- **EXERCISE DIRECTIONS**
What number of lines hold the word "page"? State that number and nothing besides.
## Begin
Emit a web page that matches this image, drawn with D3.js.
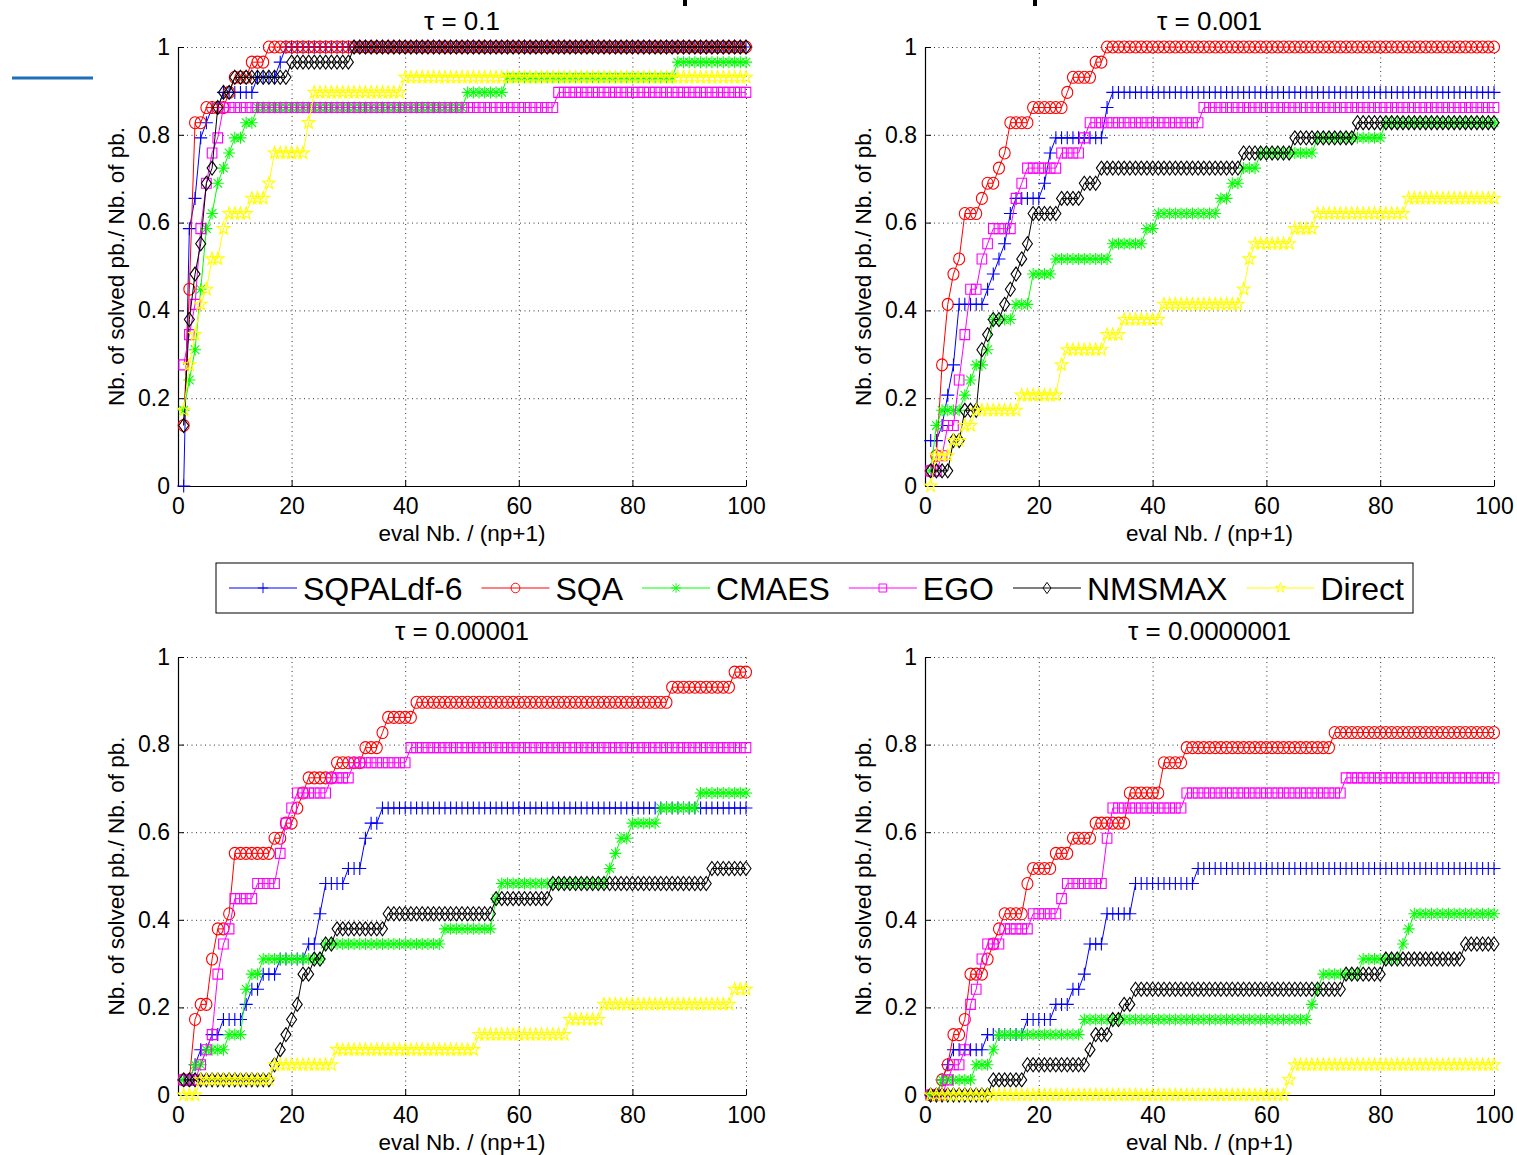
<!DOCTYPE html>
<html>
<head>
<meta charset="utf-8">
<script src="https://cdn.jsdelivr.net/npm/d3@7"></script>
<style>
  body { margin: 0; background: #fff; }
  svg text { font-family: "Liberation Sans", Arial, Helvetica, sans-serif; fill: #000; }
</style>
</head>
<body>
<div id="chart"></div>
<script>
// solvers, in legend order
var solvers = ["SQPALdf-6", "SQA", "CMAES", "EGO", "NMSMAX", "Direct"];
var solverColors = ["#0000ff", "#ff0000", "#00ff00", "#ff00ff", "#000000", "#ffff00"];
var solverMarkers = ["plus", "circle", "asterisk", "square", "diamond", "pentagram"];

var tauLabels = ["\u03c4 = 0.1", "\u03c4 = 0.001", "\u03c4 = 0.00001", "\u03c4 = 0.0000001"];
var xLabel = "eval Nb. / (np+1)";
var yLabel = "Nb. of solved pb./ Nb. of pb.";
var xTicks = [0, 20, 40, 60, 80, 100];
var yTicks = [0, 0.2, 0.4, 0.6, 0.8, 1];

var nbProblems = 29;
// eval budgets where every profile is sampled
var evals = d3.range(1, 101);

// profiles as steps: [first budget where the count holds, nb of solved problems]
// rows follow the solvers order
var tau1 = [
  [[1,0],[2,17],[3,19],[4,23],[5,24],[6,25],[8,26],[14,27],[18,28],[19,29]],
  [[1,4],[2,13],[3,24],[5,25],[9,26],[10,27],[13,28],[16,29]],
  [[1,5],[2,7],[3,9],[4,13],[5,17],[6,18],[7,20],[8,21],[9,22],[10,23],[12,24],[14,25],[51,26],[58,27],[88,28]],
  [[1,8],[2,10],[3,12],[4,17],[5,20],[6,22],[7,23],[8,25],[67,26]],
  [[1,4],[2,11],[3,14],[4,16],[5,20],[6,21],[7,25],[8,26],[10,27],[20,28],[31,29]],
  [[1,5],[2,8],[3,10],[4,12],[5,13],[6,15],[8,17],[9,18],[13,19],[16,20],[17,22],[23,24],[24,26],[40,27]]
];
var tau2 = [
  [[1,3],[3,4],[4,6],[5,8],[6,12],[11,13],[12,14],[13,15],[14,16],[15,18],[16,19],[21,20],[22,22],[23,23],[32,25],[33,26]],
  [[1,1],[2,2],[3,8],[4,12],[5,14],[6,15],[7,18],[10,19],[11,20],[13,21],[14,22],[15,24],[19,25],[25,26],[26,27],[30,28],[32,29]],
  [[1,1],[2,4],[3,5],[7,6],[8,7],[9,8],[11,9],[12,11],[16,12],[19,14],[23,15],[33,16],[39,17],[41,18],[52,19],[54,20],[56,21],[59,22],[69,23],[81,24]],
  [[1,1],[3,2],[4,4],[6,7],[7,10],[8,13],[10,15],[11,16],[12,17],[16,19],[17,20],[18,21],[24,22],[28,23],[29,24],[49,25]],
  [[1,1],[5,3],[7,5],[10,9],[11,10],[12,11],[14,12],[15,13],[16,14],[17,15],[18,16],[19,18],[24,19],[28,20],[31,21],[56,22],[65,23],[76,24]],
  [[1,0],[2,2],[5,3],[7,4],[9,5],[17,6],[24,8],[25,9],[32,10],[35,11],[42,12],[56,13],[57,15],[58,16],[65,17],[69,18],[85,19]]
];
var tau3 = [
  [[1,1],[3,2],[4,3],[6,4],[8,5],[12,6],[13,7],[15,8],[18,9],[23,10],[25,12],[26,14],[30,15],[33,17],[34,18],[36,19]],
  [[1,1],[3,5],[4,6],[6,9],[7,11],[9,12],[10,16],[17,17],[19,18],[21,19],[22,20],[23,21],[28,22],[33,23],[36,24],[37,25],[42,26],[87,27],[98,28]],
  [[1,1],[3,2],[5,3],[9,4],[12,7],[13,8],[15,9],[26,10],[47,11],[56,13],[57,14],[76,15],[77,16],[78,17],[80,18],[85,19],[92,20]],
  [[1,1],[4,2],[5,3],[6,4],[7,8],[8,10],[9,11],[10,13],[14,14],[18,16],[19,18],[20,19],[21,20],[27,21],[31,22],[41,23]],
  [[1,1],[17,2],[18,3],[19,4],[20,5],[21,6],[22,8],[24,9],[26,10],[28,11],[37,12],[56,13],[66,14],[94,15]],
  [[1,0],[4,1],[17,2],[28,3],[53,4],[69,5],[75,6],[98,7]]
];
var tau4 = [
  [[1,0],[3,1],[4,2],[5,3],[11,4],[18,5],[23,6],[26,7],[28,8],[29,10],[32,12],[37,14],[48,15]],
  [[1,0],[3,1],[4,2],[5,4],[7,5],[8,8],[11,9],[12,10],[13,11],[14,12],[18,14],[19,15],[23,16],[26,17],[30,18],[36,20],[42,22],[46,23],[72,24]],
  [[1,0],[3,1],[9,2],[12,3],[13,4],[28,5],[68,6],[69,7],[70,8],[77,9],[84,10],[85,11],[86,12]],
  [[1,0],[4,1],[5,2],[7,3],[8,6],[9,7],[10,9],[11,10],[14,11],[19,12],[24,13],[25,14],[32,17],[33,19],[46,20],[74,21]],
  [[1,0],[12,1],[18,2],[29,3],[30,4],[33,5],[35,6],[37,7],[74,8],[81,9],[95,10]],
  [[1,0],[64,1],[65,2]]
];

var panels = [
  {title: tauLabels[0], steps: tau1, left: 178, right: 746, top: 47,  bottom: 486},
  {title: tauLabels[1], steps: tau2, left: 925, right: 1494, top: 47,  bottom: 486},
  {title: tauLabels[2], steps: tau3, left: 178, right: 746, top: 657, bottom: 1095},
  {title: tauLabels[3], steps: tau4, left: 925, right: 1494, top: 657, bottom: 1095}
];

// outline of a 5 point star
function starPath(ro, ri) {
  var pts = [];
  for (var k = 0; k < 10; k++) {
    var r = k % 2 ? ri : ro;
    var a = -Math.PI / 2 + k * Math.PI / 5;
    pts.push((r * Math.cos(a)).toFixed(2) + "," + (r * Math.sin(a)).toFixed(2));
  }
  return "M" + pts.join("L") + "Z";
}

var markerPath = {
  plus: "M-6.5,0H6.5M0,-6.5V6.5",
  circle: "M5.5,0A5.5,6 0 1,1 -5.5,0A5.5,6 0 1,1 5.5,0Z",
  asterisk: "M-6,0H6M0,-6V6M-4.3,-4.3L4.3,4.3M-4.3,4.3L4.3,-4.3",
  square: "M-4.8,-5H4.8V5H-4.8Z",
  diamond: "M0,-7L5,0L0,7L-5,0Z",
  pentagram: starPath(6.6, 2.6)
};

// step profile -> one point per budget
function expand(steps) {
  return evals.map(function(e) {
    var c = 0;
    steps.forEach(function(s) { if (s[0] <= e) c = s[1]; });
    return [e, c / nbProblems];
  });
}

var svg = d3.select("#chart").append("svg")
  .attr("width", 1517)
  .attr("height", 1155)
  .style("display", "block")
  .style("background", "#fff");

// bits of the page around the figure
svg.append("rect").attr("x", 12).attr("y", 76.5).attr("width", 81).attr("height", 3).attr("fill", "#1e6eb8");
svg.append("rect").attr("x", 683).attr("y", 0).attr("width", 4).attr("height", 6).attr("fill", "#000");
svg.append("rect").attr("x", 1033).attr("y", 0).attr("width", 4).attr("height", 6).attr("fill", "#000");

panels.forEach(function(p) {
  var x = d3.scaleLinear().domain([0, 100]).range([p.left, p.right]);
  var y = d3.scaleLinear().domain([0, 1]).range([p.bottom, p.top]);
  var g = svg.append("g");

  // dotted grid
  g.append("g")
    .attr("transform", "translate(0," + p.bottom + ")")
    .call(d3.axisBottom(x).tickValues(xTicks.slice(1)).tickSize(-(p.bottom - p.top)).tickFormat(""))
    .call(function(s) { s.select(".domain").remove(); })
    .selectAll("line").attr("stroke", "#333").attr("stroke-dasharray", "1,3.5");
  g.append("g")
    .attr("transform", "translate(" + p.left + ",0)")
    .call(d3.axisLeft(y).tickValues(yTicks.slice(1)).tickSize(-(p.right - p.left)).tickFormat(""))
    .call(function(s) { s.select(".domain").remove(); })
    .selectAll("line").attr("stroke", "#333").attr("stroke-dasharray", "1,3.5");

  // axes
  var xa = g.append("g")
    .attr("transform", "translate(0," + p.bottom + ")")
    .call(d3.axisBottom(x).tickValues(xTicks).tickSizeInner(-6).tickSizeOuter(0).tickPadding(12));
  var ya = g.append("g")
    .attr("transform", "translate(" + p.left + ",0)")
    .call(d3.axisLeft(y).tickValues(yTicks).tickFormat(String).tickSizeInner(-6).tickSizeOuter(0).tickPadding(8));
  [xa, ya].forEach(function(a) {
    a.attr("font-family", null).attr("font-size", null);
    a.select(".domain").attr("stroke", "#000").attr("stroke-width", 1.2);
    a.selectAll(".tick line").attr("stroke", "#000");
    a.selectAll(".tick text").style("font-size", "23px");
  });

  // profiles
  p.steps.forEach(function(steps, i) {
    var pts = expand(steps);
    g.append("path")
      .datum(pts)
      .attr("fill", "none")
      .attr("stroke", solverColors[i])
      .attr("stroke-width", 1)
      .attr("d", d3.line().x(function(d) { return x(d[0]); }).y(function(d) { return y(d[1]); }));
    g.append("g").selectAll("path")
      .data(pts)
      .join("path")
      .attr("d", markerPath[solverMarkers[i]])
      .attr("transform", function(d) { return "translate(" + x(d[0]) + "," + y(d[1]) + ")"; })
      .attr("fill", "none")
      .attr("stroke", solverColors[i])
      .attr("stroke-width", 1.1);
  });

  // labels
  g.append("text")
    .attr("x", (p.left + p.right) / 2)
    .attr("y", p.top - 17)
    .attr("text-anchor", "middle")
    .style("font-size", "26px")
    .text(p.title);
  g.append("text")
    .attr("x", (p.left + p.right) / 2)
    .attr("y", p.bottom + 55)
    .attr("text-anchor", "middle")
    .style("font-size", "22.5px")
    .text(xLabel);
  g.append("text")
    .attr("transform", "translate(" + (p.left - 54) + "," + ((p.top + p.bottom) / 2) + ") rotate(-90)")
    .attr("text-anchor", "middle")
    .style("font-size", "22.5px")
    .text(yLabel);
});

// legend
var legend = svg.append("g");
legend.append("rect")
  .attr("x", 216).attr("y", 563).attr("width", 1197).attr("height", 50)
  .attr("fill", "#fff").attr("stroke", "#000").attr("stroke-width", 1);
var cursor = 229;
solvers.forEach(function(name, i) {
  var item = legend.append("g").attr("transform", "translate(" + cursor + ",588)");
  item.append("line").attr("x1", 0).attr("x2", 68).attr("y1", 0).attr("y2", 0)
    .attr("stroke", solverColors[i]).attr("stroke-width", 1);
  item.append("path").attr("d", markerPath[solverMarkers[i]])
    .attr("transform", "translate(34,0) scale(0.8)")
    .attr("fill", "none").attr("stroke", solverColors[i]).attr("stroke-width", 1.2);
  var t = item.append("text").attr("x", 74).attr("y", 11.5).style("font-size", "32px").text(name);
  cursor += 74 + t.node().getComputedTextLength() + 19;
});
</script>
</body>
</html>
## End
- **EXPECTED ANSWER**
2